When the two halves combine during that bravura train sequence, it makes for the some of the greatest Spielberg of his entire career.

“Disclosure Day” is a movie obsessed with reflection, literal and figurative. The visual language of the film is full of it: faces reflect in car windows, through office glass, in the steel blade of a knife. Lens flares bounce and scatter across the screen in reflections of light. Characters’ movements reflect each other in gesture and plot. The movie is like one gigantic mirror, and Spielberg is the face peering back.
Spielberg has made five feature films about aliens: “Close Encounters of the Third Kind” in 1977, “E.T. the Extra-Terrestrial” in 1982, “War of the Worlds” in 2005, “Indiana Jones and the Kingdom of the Crystal Skull” in 2008, and, now, “Disclosure Day,” 2026. Little green men have been a central preoccupation for the director for 50 years.
That isn’t even counting the hard sci-fi films Spielberg has in his ledger. “Minority Report,” “A.I. Artificial Intelligence,” two “Jurassic Park” films and “Ready Player One” may not be about aliens, but they are certainly moons around the strange planet of “Disclosure Day.”
Additionally, many of his frequent collaborators are here to help: Janusz Kamiński, director of photography for every Spielberg flick since “Schindler’s List.” Sarah Broshar, protégée of venerable Spielberg editor Michael Kahn. The inimitable John Williams, who has scored 30 Spielberg movies. David Koepp, who has written several Spielberg classics. More recent partners are present too, including costumer Paul Tazewell, casting director Cindy Tolan and production designer Adam Stockhausen.
I bring this up because “Disclosure Day” is like a synthesis of them all, films and artists alike, through the lens of their director. The movie is a gigantic reflection of Spielberg’s career spent telling these stories, even more so than “The Fabelmans,” Spielberg’s autobiographical look at his own childhood. So many of the images, ideas and feelings the director has infused in his work can be found inside his latest: trains, inept government goons, daring journalists, thrilling car chases, complicated relationships. Eyeballs, scruffy leading men, fairy tales. Connection. Compassion. Hope.

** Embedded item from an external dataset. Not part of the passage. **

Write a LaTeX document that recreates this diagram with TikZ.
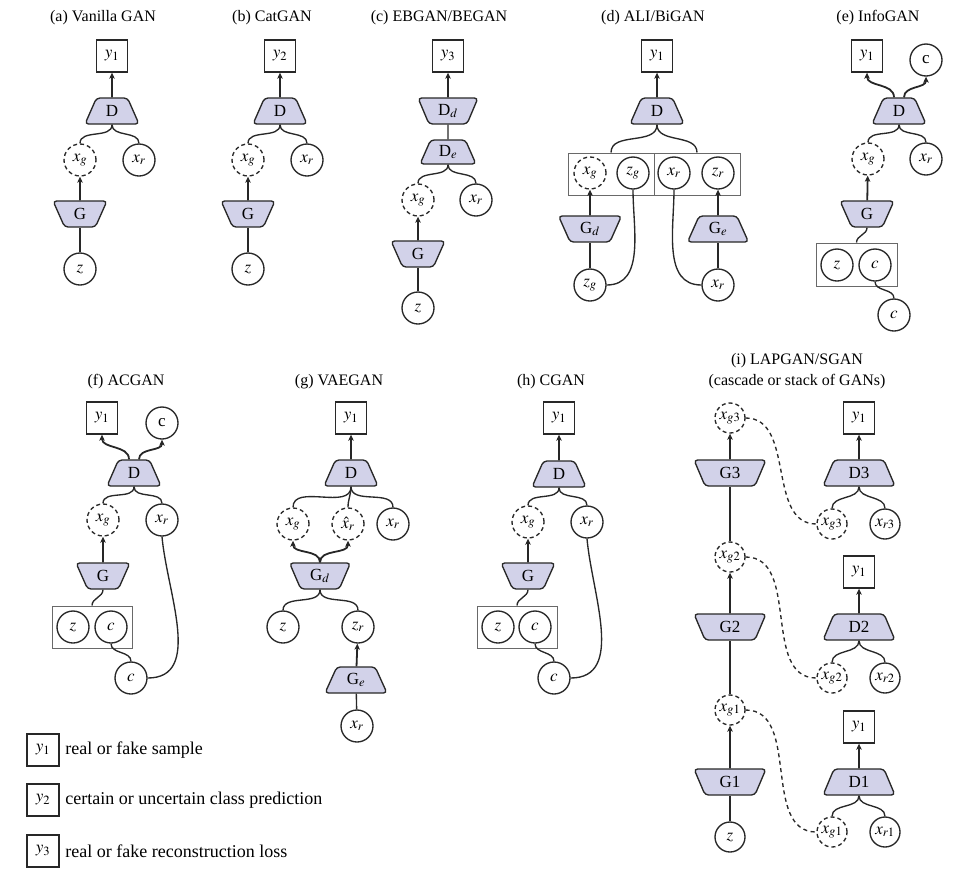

In this way, there is a lot about “Disclosure Day” which feels old-fashioned. The movie is styled after 70s conspiracy thrillers more than modern blockbusters. There are no superheroes or CGI laser beams here, and even its most sci-fi elements are fairly retro. I mean, take the aliens, which resemble the most primordial version of the “👽” emoji. The old Spielbergian sentimentality is here, too. This is a movie that wears its heart on its sleeve.
In the dark, cynical world we live in, I can see how “Disclosure Day” could feel out of step, and I am certain that some audiences will feel that way, particularly about the final 15 minutes.
However, the themes of “Disclosure Day” are in keeping with all the Spielberg that has come before it. After a terrifying shark attack, two men swim to shore, forever bonded. After a small alien is seized by an uncaring government, a boy bicycles his new friend to freedom. During the Holocaust, a man saves lives. During World War II, the life of one private matters. On an island filled with ravenous monsters, a group of people find family. This is the same idea we have no problem accepting when it involves adventurous archeologists, courageous journalists and globetrotting con men.
But this is a Spielberg movie with smartphones. This is a reflection of not only the filmmaker, but of the audience he makes films for. It is challenging to see a depiction of us as we are, in an age that has never been so intertwined and so disconnected, and accept something uplifting.

In the dark of the train car, Margaret heaved and shook, surrounded by rattling pianos. But then, Daniel appeared, breathing with her, guiding her hands to stillness, slowing her racing thoughts. What Spielberg has been so good at for over five decades is holding a hand out through the darkness and pulling the audience into the light. His films are beloved for the humanity he finds in their high concepts. This one is no different, but its proximity to today makes it all the more powerful.
“Disclosure Day” dares to ask its audience to believe, not just in extraterrestrial life, but in the human capacity for wonder, goodness and empathy. Spielberg still has it. He wants us to know that we do, too.